The United Nations and the African Union and countries affected by this scandal are slowly addressing this modern day tragedy. It is too little, too late. This should never have happened and never again would one would have thought in this day and age on African soil or anywhere for that matter. Those who survived and are fortunate to be rescued, their living nightmares has only just begun. The trauma and emotional scars goes deeper than the immediate repatriation, it will take years to recover from such horror and it will take patience, understanding and support to recover. The country is not equipped with adequate resources or manpower to deal with the aftermath of the trauma that such people have had to endure. These people need help from the government but also from immediate family and the community.

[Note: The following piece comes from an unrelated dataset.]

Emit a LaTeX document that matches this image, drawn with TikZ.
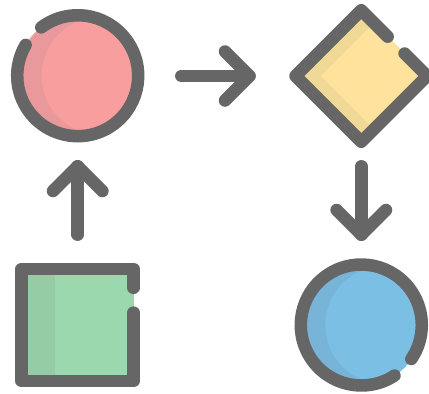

I repeat, our own African leaders have made such heinous environment possible that desperate people are leaving their homes and their family, to try their luck and their future on such doomed and perilous journey. No one in their right mind would go on such dangerous odyssey if they had a choice or a bright opportunity for the future.
Last week, hundreds of protesters, mostly young black people led the protest outside the Libyan Embassy in Paris chanting, “Put an end to the slavery and concentration camps in Libya.” They are also actively taken to the social media to sign against the Libyan slavers and people smugglers.
Rwanda so far has shown such magnanimity and has offered to resettle some 30,000 returnees regardless of their nationality.In an official statement, the Foreign Ministry said Rwanda was “horrified” that “African men women and children who were on the road to exile have been held and turned into slaves.” And “Given Rwanda’s political philosophy and our own history, we cannot remain silent when human beings are being mistreated and auctioned off like cattle,”
It puts this in context, knowing the tragic past of Rwanda’s history apparently referred to bloodletting in 1994 when more than 800,000 people perished in a genocide, “We may not be able to welcome everyone but our door is wide open,” the Foreign Ministry said.
Mr Moussa Faki Mahamat, the newly appointed head of the African Union, said on Twitter that Rwanda had offered to resettle as many as 30,000 migrants. He said he was “deeply appreciative” of the offer.
PMB said he was appalled by what he had seen, “Some Nigerians in the footage, were being sold like goats for few dollars in Libya,”. PMB, with due respect, has time to deal with the root cause.